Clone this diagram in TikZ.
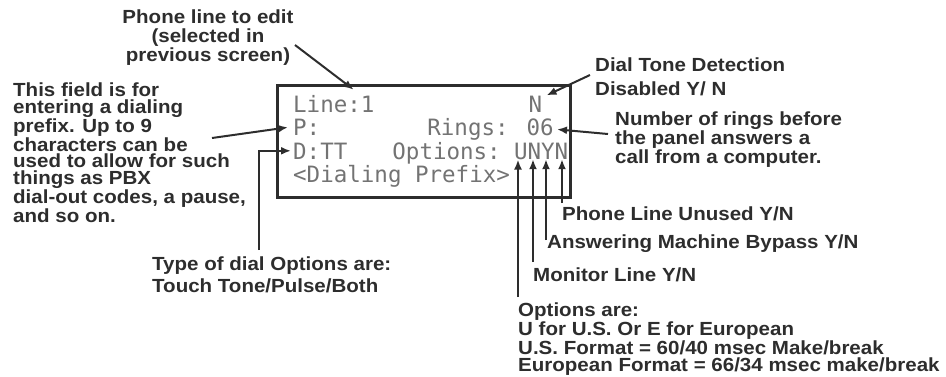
\documentclass[tikz,border=0pt]{standalone}
\usepackage{fontspec}
\setmainfont{Liberation Sans}[FakeStretch=1.08]
\newfontfamily\lcdfont{DejaVu Sans Mono}
\usetikzlibrary{shapes,arrows.meta,positioning}

\definecolor{ink}{RGB}{45,45,45}
\definecolor{lcdgray}{RGB}{115,115,115}

\begin{document}
\begin{tikzpicture}[
  x=1pt, y=-1pt,
  note/.style={font=\fontsize{19}{#1}\selectfont\bfseries, text=ink, align=left, inner sep=0pt, anchor=north west},
  note/.default=16.7,
  lcdtext/.style={font=\fontsize{22.5}{24}\selectfont\lcdfont, text=lcdgray, inner sep=0pt},
  lcdbox/.style={rectangle, draw=ink, line width=3pt, minimum width=293pt, minimum height=112pt},
  line/.style={draw=ink, line width=2pt, -{Latex[length=10pt,width=8pt]}}
]
\useasboundingbox (0,0) rectangle (946,376);

% the display
\node [lcdbox] (lcd) at (423.5,141) {};
\node [lcdtext, anchor=base west] (lineno) at (293,112) {Line:1};
\node [lcdtext, anchor=base] (dtd) at (535.5,112) {N};
\node [lcdtext, anchor=base west] (pfx) at (293,135.5) {P:};
\node [lcdtext, anchor=base east] (rings) at (554,135.5) {Rings: 06};
\node [lcdtext, anchor=base west] (dial) at (293,159) {D:TT};
\node [lcdtext, anchor=base east] (opts) at (501,159) {Options:};
\node [lcdtext, anchor=base] (optU) at (521,159) {U};
\node [lcdtext, anchor=base] (optN) at (534.5,159) {N};
\node [lcdtext, anchor=base] (optY) at (548,159) {Y};
\node [lcdtext, anchor=base] (optP) at (561.5,159) {N};
\node [lcdtext, anchor=base west] (prefix) at (293,182.5) {<Dialing Prefix>};

% the notes
\node [note=19, align=center, anchor=north] (phone) at (208,10) {Phone line to edit\\(selected in\\previous screen)};
\node [note] (prefixnote) at (13,83) {This field is for\\entering a dialing\\prefix. Up to 9\\characters can be\\used to allow for such\\things as PBX\\dial-out codes, a pause,\\and so on.};
\node [note=24] (dtnote) at (595,58) {Dial Tone Detection\\Disabled Y/ N};
\node [note=19] (ringnote) at (615,112) {Number of rings before\\the panel answers a\\call from a computer.};
\node [note] (unused) at (562,207) {Phone Line Unused Y/N};
\node [note] (bypass) at (547,235) {Answering Machine Bypass Y/N};
\node [note] (monitor) at (533,268) {Monitor Line Y/N};
\node [note] (usnote) at (518,303) {Options are:\\U for U.S. Or E for European\\U.S. Format = 60/40 msec Make/break\\European Format = 66/34 msec make/break};
\node [note=22] (typenote) at (152,257) {Type of dial Options are:\\Touch Tone/Pulse/Both};

% tails of the connectors
\coordinate (phoneTail) at (295,45);
\coordinate (prefixTail) at (212,138);
\coordinate (typeTail) at (259,250);
\coordinate (dtTail) at (590,75);
\coordinate (ringTail) at (608,134);
\coordinate (unusedFoot) at (562,203);
\coordinate (bypassFoot) at (546,240);
\coordinate (monitorFoot) at (533,262);
\coordinate (usFoot) at (518,297);

\path [line] (phoneTail) -- ([xshift=-21pt,yshift=5pt]lineno.north east);
\path [line] (prefixTail) -- ([xshift=-5pt]pfx.west);
\path [line] (typeTail) |- ([xshift=-2pt]dial.west);
\path [line] (dtTail) -- ([xshift=4pt]dtd.north east);
\path [line] (ringTail) -- ([xshift=3pt]rings.east);
\path [line] (unusedFoot) -- (unusedFoot |- optP.south);
\path [line] (bypassFoot) -- (bypassFoot |- optY.south);
\path [line] (monitorFoot) -- (monitorFoot |- optN.south);
\path [line] (usFoot) -- (usFoot |- optU.south);

\end{tikzpicture}
\end{document}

• • • •

- _TASK TO CARRY OUT_
Leave every image out, and retype the material exactly.

- _EXERCISE OUTPUT_
Clone this diagram in TikZ.
\documentclass[tikz,border=0pt]{standalone}
\usepackage{fontspec}
\setmainfont{Liberation Sans}[FakeStretch=1.08]
\newfontfamily\lcdfont{DejaVu Sans Mono}
\usetikzlibrary{shapes,arrows.meta,positioning}

\definecolor{ink}{RGB}{45,45,45}
\definecolor{lcdgray}{RGB}{115,115,115}

\begin{document}
\begin{tikzpicture}[
  x=1pt, y=-1pt,
  note/.style={font=\fontsize{19}{#1}\selectfont\bfseries, text=ink, align=left, inner sep=0pt, anchor=north west},
  note/.default=16.7,
  lcdtext/.style={font=\fontsize{22.5}{24}\selectfont\lcdfont, text=lcdgray, inner sep=0pt},
  lcdbox/.style={rectangle, draw=ink, line width=3pt, minimum width=293pt, minimum height=112pt},
  line/.style={draw=ink, line width=2pt, -{Latex[length=10pt,width=8pt]}}
]
\useasboundingbox (0,0) rectangle (946,376);

% the display
\node [lcdbox] (lcd) at (423.5,141) {};
\node [lcdtext, anchor=base west] (lineno) at (293,112) {Line:1};
\node [lcdtext, anchor=base] (dtd) at (535.5,112) {N};
\node [lcdtext, anchor=base west] (pfx) at (293,135.5) {P:};
\node [lcdtext, anchor=base east] (rings) at (554,135.5) {Rings: 06};
\node [lcdtext, anchor=base west] (dial) at (293,159) {D:TT};
\node [lcdtext, anchor=base east] (opts) at (501,159) {Options:};
\node [lcdtext, anchor=base] (optU) at (521,159) {U};
\node [lcdtext, anchor=base] (optN) at (534.5,159) {N};
\node [lcdtext, anchor=base] (optY) at (548,159) {Y};
\node [lcdtext, anchor=base] (optP) at (561.5,159) {N};
\node [lcdtext, anchor=base west] (prefix) at (293,182.5) {<Dialing Prefix>};

% the notes
\node [note=19, align=center, anchor=north] (phone) at (208,10) {Phone line to edit\\(selected in\\previous screen)};
\node [note] (prefixnote) at (13,83) {This field is for\\entering a dialing\\prefix. Up to 9\\characters can be\\used to allow for such\\things as PBX\\dial-out codes, a pause,\\and so on.};
\node [note=24] (dtnote) at (595,58) {Dial Tone Detection\\Disabled Y/ N};
\node [note=19] (ringnote) at (615,112) {Number of rings before\\the panel answers a\\call from a computer.};
\node [note] (unused) at (562,207) {Phone Line Unused Y/N};
\node [note] (bypass) at (547,235) {Answering Machine Bypass Y/N};
\node [note] (monitor) at (533,268) {Monitor Line Y/N};
\node [note] (usnote) at (518,303) {Options are:\\U for U.S. Or E for European\\U.S. Format = 60/40 msec Make/break\\European Format = 66/34 msec make/break};
\node [note=22] (typenote) at (152,257) {Type of dial Options are:\\Touch Tone/Pulse/Both};

% tails of the connectors
\coordinate (phoneTail) at (295,45);
\coordinate (prefixTail) at (212,138);
\coordinate (typeTail) at (259,250);
\coordinate (dtTail) at (590,75);
\coordinate (ringTail) at (608,134);
\coordinate (unusedFoot) at (562,203);
\coordinate (bypassFoot) at (546,240);
\coordinate (monitorFoot) at (533,262);
\coordinate (usFoot) at (518,297);

\path [line] (phoneTail) -- ([xshift=-21pt,yshift=5pt]lineno.north east);
\path [line] (prefixTail) -- ([xshift=-5pt]pfx.west);
\path [line] (typeTail) |- ([xshift=-2pt]dial.west);
\path [line] (dtTail) -- ([xshift=4pt]dtd.north east);
\path [line] (ringTail) -- ([xshift=3pt]rings.east);
\path [line] (unusedFoot) -- (unusedFoot |- optP.south);
\path [line] (bypassFoot) -- (bypassFoot |- optY.south);
\path [line] (monitorFoot) -- (monitorFoot |- optN.south);
\path [line] (usFoot) -- (usFoot |- optU.south);

\end{tikzpicture}
\end{document}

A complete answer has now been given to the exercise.